En casi todos los países, el dueño del suelo no lo es del subsuelo. Por tanto, la nación es propietaria de lo que está debajo hasta el centro inexpugnable de la Tierra. México es uno de ésos. Pero lo es desde antes de la expropiación de los bienes de las compañías petroleras, las cuales operaban como concesionarias: Cárdenas les expropió sus bienes mas no los yacimientos, que ya eran de la nación.

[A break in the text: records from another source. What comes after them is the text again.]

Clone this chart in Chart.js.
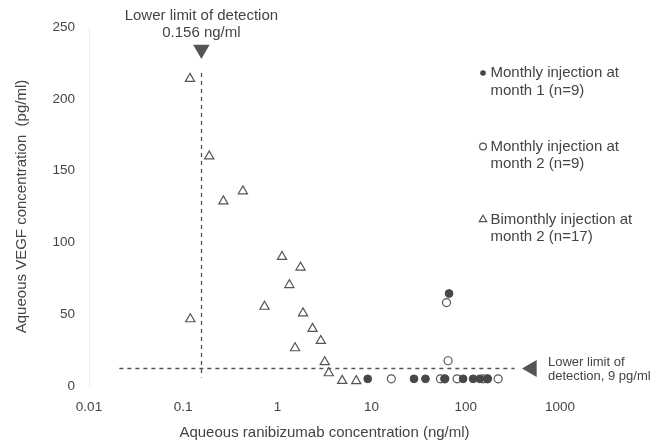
<!DOCTYPE html>
<html><head><meta charset="utf-8">
<script src="https://cdn.jsdelivr.net/npm/chart.js@4.4.1/dist/chart.umd.min.js"></script>
<style>html,body{margin:0;padding:0;background:#fff}canvas{display:block}</style>
</head><body>
<canvas id="c" width="667" height="445"></canvas>
<script>
// ---- data ----
const monthly1X = [9.1, 28.2, 37.3, 59.8, 93.6, 119.6, 141, 170, 66.4];
const monthly1Y = [5, 5, 5, 5, 5, 5, 5, 5, 64.4];
const monthly2X = [16.2, 53.8, 80.8, 152.8, 220.6, 62.4, 64.8, 59.8, 170];
const monthly2Y = [5, 5, 5, 5, 5, 58.1, 17.6, 5, 5];
const bimonthlyX = [0.118, 0.189, 0.267, 0.43, 1.12, 1.76, 1.34, 0.73, 0.119, 1.87, 2.36, 2.89, 1.54, 3.18, 3.51, 4.87, 6.87];
const bimonthlyY = [214, 160, 128.7, 135.7, 90, 82.6, 70.4, 55.3, 46.6, 50.7, 39.9, 31.5, 26.4, 16.7, 9, 3.7, 3.5];

const xTicks = [0.01, 0.1, 1, 10, 100, 1000];
const yTicks = [0, 50, 100, 150, 200, 250];

// detection limits (reference lines and arrow markers)
const lodRanibizumab = 0.156;          // ng/ml
const lodVLineSpan = [6, 218];         // VEGF range covered by the vertical dashed line
const lodVegf = 12.2;                  // drawn level of the horizontal dashed line
const lodHLineSpan = [0.021, 330];     // ranibizumab range covered by the horizontal line
const arrowDownPt = [0.156, 234.4];
const arrowLeftPt = [502, 12.2];

const seriesLabels = ['Monthly injection at month 1 (n=9)', 'Monthly injection at month 2 (n=9)', 'Bimonthly injection at month 2 (n=17)'];
const legendLines = [['Monthly injection at', 'month 1 (n=9)'], ['Monthly injection at', 'month 2 (n=9)'], ['Bimonthly injection at', 'month 2 (n=17)']];

const FONT = "'Liberation Sans', Arial, sans-serif";
const INK = '#444';
const MARK = '#555';

const pts = (xs, ys) => xs.map((v, i) => ({x: v, y: ys[i]}));

const annotations = {
  id: 'annotations',
  beforeDatasetsDraw(chart) {
    const {ctx, scales: {x, y}} = chart;
    ctx.save();
    ctx.strokeStyle = MARK; ctx.lineWidth = 1.3; ctx.setLineDash([4, 4]);
    ctx.beginPath();
    const vx = Math.round(x.getPixelForValue(lodRanibizumab)) + 0.5;
    ctx.moveTo(vx, y.getPixelForValue(lodVLineSpan[1]));
    ctx.lineTo(vx, y.getPixelForValue(lodVLineSpan[0]));
    const hy = Math.round(y.getPixelForValue(lodVegf)) + 0.5;
    ctx.moveTo(x.getPixelForValue(lodHLineSpan[0]), hy);
    ctx.lineTo(x.getPixelForValue(lodHLineSpan[1]), hy);
    ctx.stroke();
    ctx.restore();
  },
  afterDraw(chart) {
    const {ctx, scales: {x, y}} = chart;
    ctx.save();
    ctx.fillStyle = INK;
    ctx.textBaseline = 'middle';
    // top label
    ctx.font = '15px ' + FONT;
    ctx.textAlign = 'center';
    const ax = x.getPixelForValue(arrowDownPt[0]);
    ctx.fillText('Lower limit of detection', ax, 16);
    ctx.fillText('0.156 ng/ml', ax, 33);
    // right label
    ctx.textAlign = 'left';
    ctx.font = '13px ' + FONT;
    ctx.fillText('Lower limit of', 548, 362);
    ctx.fillText('detection, 9 pg/ml', 548, 376);
    // legend
    ctx.font = '15px ' + FONT;
    const rows = [73, 146.5, 219.5];
    rows.forEach((ry, i) => {
      ctx.fillStyle = INK;
      ctx.fillText(legendLines[i][0], 490.5, ry);
      ctx.fillText(legendLines[i][1], 490.5, ry + 17.5);
      ctx.lineWidth = 1.2; ctx.strokeStyle = MARK; ctx.fillStyle = '#444';
      const mx = 483;
      ctx.beginPath();
      if (i === 0) { ctx.arc(mx, ry, 2.8, 0, Math.PI * 2); ctx.fill(); }
      else if (i === 1) { ctx.arc(mx, ry, 3.4, 0, Math.PI * 2); ctx.stroke(); }
      else {
        const r = 4.3;
        ctx.moveTo(mx, ry - r); ctx.lineTo(mx + r * 0.866, ry + r / 2); ctx.lineTo(mx - r * 0.866, ry + r / 2); ctx.closePath(); ctx.stroke();
      }
    });
    ctx.restore();
  }
};

new Chart(document.getElementById('c'), {
  type: 'scatter',
  data: {
    datasets: [
      {label: seriesLabels[0], data: pts(monthly1X, monthly1Y), pointStyle: 'circle', pointRadius: 3.9, pointBackgroundColor: '#484848', pointBorderColor: '#484848', pointBorderWidth: 1},
      {label: seriesLabels[1], data: pts(monthly2X, monthly2Y), pointStyle: 'circle', pointRadius: 4, pointBackgroundColor: '#fff', pointBorderColor: MARK, pointBorderWidth: 1.2},
      {label: seriesLabels[2], data: pts(bimonthlyX, bimonthlyY), pointStyle: 'triangle', pointRadius: 5.3, pointBackgroundColor: '#fff', pointBorderColor: MARK, pointBorderWidth: 1.2},
      {label: 'LOD ranibizumab', data: [{x: arrowDownPt[0], y: arrowDownPt[1]}], pointStyle: 'triangle', rotation: 180, pointRadius: 9.5, pointBackgroundColor: MARK, pointBorderColor: MARK, pointBorderWidth: 0},
      {label: 'LOD VEGF', data: [{x: arrowLeftPt[0], y: arrowLeftPt[1]}], pointStyle: 'triangle', rotation: 270, pointRadius: 9.8, pointBackgroundColor: MARK, pointBorderColor: MARK, pointBorderWidth: 0}
    ]
  },
  options: {
    responsive: false,
    devicePixelRatio: 1,
    animation: false,
    clip: false,
    layout: {padding: {top: 27, right: 107, bottom: 0, left: 0}},
    plugins: {legend: {display: false}, tooltip: {enabled: false}},
    scales: {
      x: {
        type: 'logarithmic', min: xTicks[0], max: xTicks[xTicks.length - 1],
        grid: {display: false, drawTicks: false},
        border: {display: false},
        afterBuildTicks: s => { s.ticks = xTicks.map(v => ({value: v})); },
        afterFit: s => { s.height = 59; },
        ticks: {padding: 13, color: INK, font: {family: FONT, size: 13.5}, maxRotation: 0, autoSkip: false, callback: v => String(v)},
        title: {display: true, text: 'Aqueous ranibizumab concentration (ng/ml)', color: INK, font: {family: FONT, size: 15}, padding: {top: 0, bottom: 3}}
      },
      y: {
        min: yTicks[0], max: yTicks[yTicks.length - 1],
        grid: {display: false, drawTicks: false},
        border: {display: true, color: '#f0f0f0'},
        afterBuildTicks: s => { s.ticks = yTicks.map(v => ({value: v})); },
        afterFit: s => { s.width = 89; },
        ticks: {padding: 14, color: INK, font: {family: FONT, size: 13.5}},
        title: {display: true, text: 'Aqueous VEGF concentration  (pg/ml)', color: INK, font: {family: FONT, size: 15}, padding: {top: 13, bottom: 0}}
      }
    }
  },
  plugins: [annotations]
});
</script>
</body></html>
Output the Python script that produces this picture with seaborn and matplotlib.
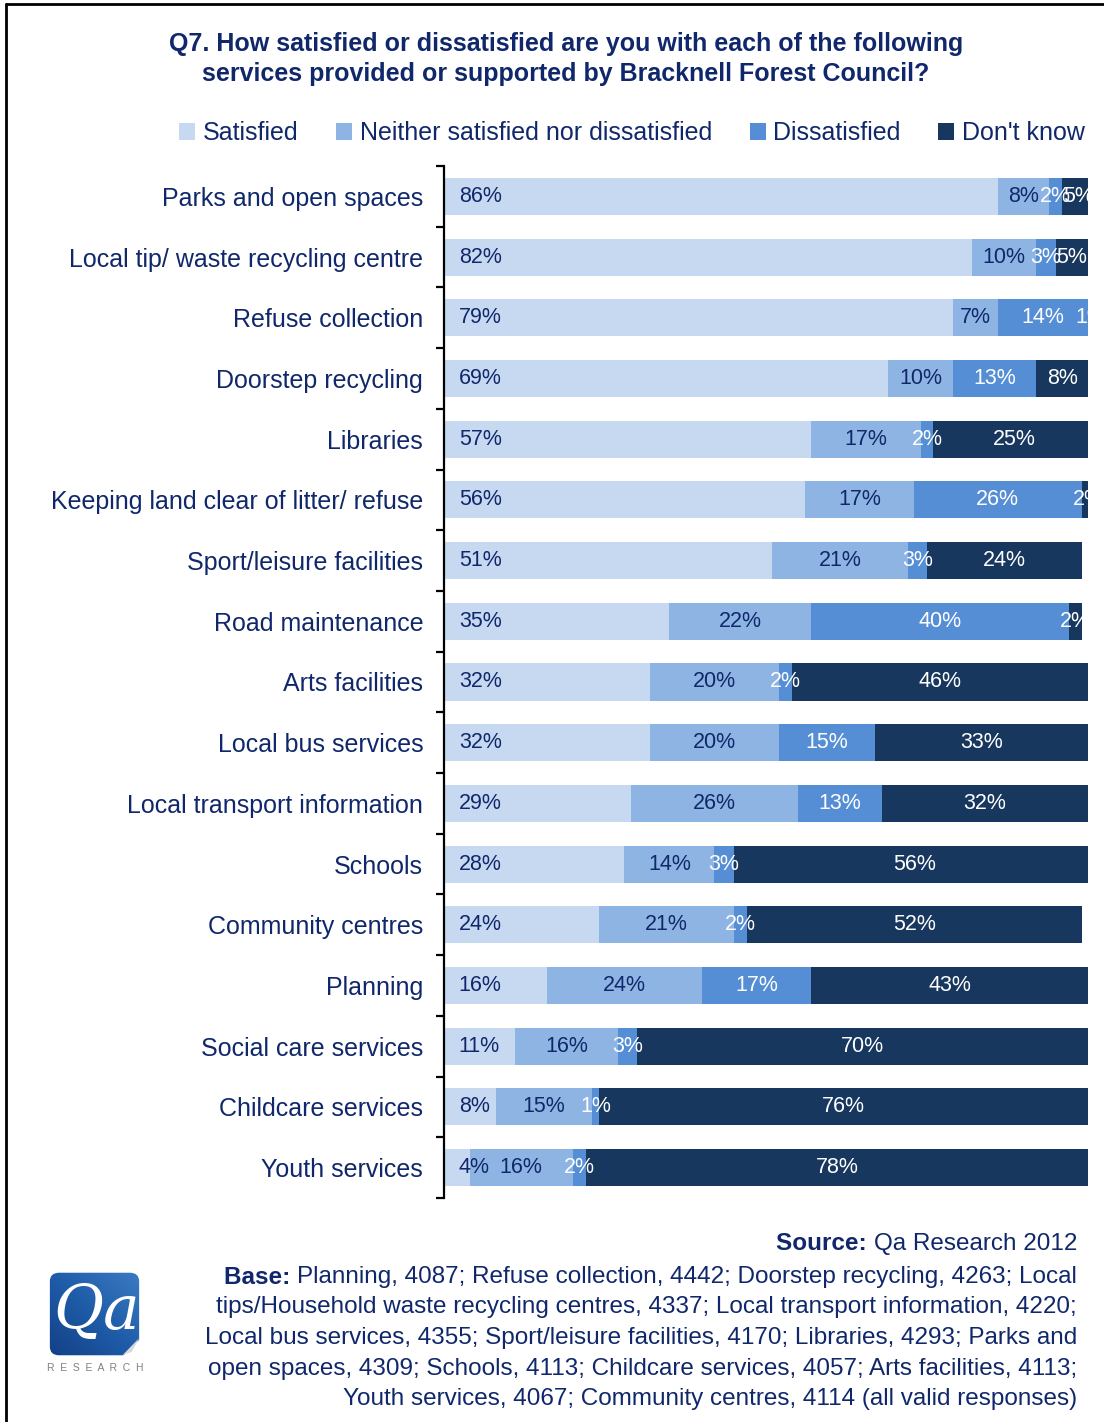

Nadie, ciertamente, pide que ese régimen jurídico de propiedad sea modificado, pero sólo aparentemente. Lo que se busca es que los productos posibles del subsuelo —como ocurre con la minería— sean concesionables, pero no directamente como antes del decreto del general Cárdenas, sino de manera indirecta, lo cual quiere decir engañosa, tramposa. Y, para ello, hay maneras de privatizar sin decir que se privatiza.
Los contratos de riesgo, prohibidos por la Constitución, tienen ahora otro nombre: “contratos incentivados”. La dificultad estriba en que éstos no están permitidos por la ley, por lo cual todos los firmados hasta ahora por Pemex son, como dice la norma vigente, “nulos de pleno derecho”.
Dichos “contratos incentivados” no sólo abarcan obras de exploración y perforación, sino también la producción durante todo el tiempo en que el pozo esté activo. Así, el concesionario opera para siempre y cobra según la capacidad productiva del yacimiento.
Para abrir la industria petrolera más allá de la prestación de servicios concretos con contraprestaciones determinadas —como dice la ley vigente— se necesita cambiar la legislación si se quiere llevar la práctica ilegal al plano de la legalidad, aunque nunca de la constitucionalidad. Es por ello que se ha planteado la reforma de la Carta Magna.
Privatizar no quiere decir por fuerza la conversión de Pemex en una sociedad anónima con o sin mayoría del capital privado, sino abrir la ganancia industrial petrolera —todos los hidrocarburos— al capital privado. Es pueril ese argumento tan repetido de que no se quiere privatizar, sino compartir con el capital privado un recurso que es propiedad de la nación. El país que concesiona comparte y el que “incentiva” también comparte: es lo mismo con denominación diferente.
Lo que se busca, en síntesis, es ir al fondo del Golfo de México a buscar crudo con la “ayuda” de las transnacionales, las cuales exigen contratos de riesgo: me pagas por lo que extraigo; si el pozo está seco no pagas nada. Pero la Constitución y la ley prohíben ese trato: no se puede pagar a un contratista con base en el volumen de lo producido ni en su valor, sino por la obra realizada con independencia del hidrocarburo, tal como se hace al contratar la construcción de un puente en cualquier remoto lugar.
El argumento es que el Estado no tiene recursos para aumentar, sin endeudamiento, las inversiones en la industria petrolera. Pero es que los ingresos de Pemex se los come el gasto corriente del gobierno federal, por lo que ese organismo público carece de suficientes recursos propios de inversión. El gobierno federal cubre gran parte de su gasto corriente con petróleo: así de simple.
Nota para los periodistas y comentaristas falsarios por acelere, ignorancia, cochambre ideológico o conveniencia: privatizar no sólo es vender propiedad pública, sino también entregar a privados una riqueza nacional.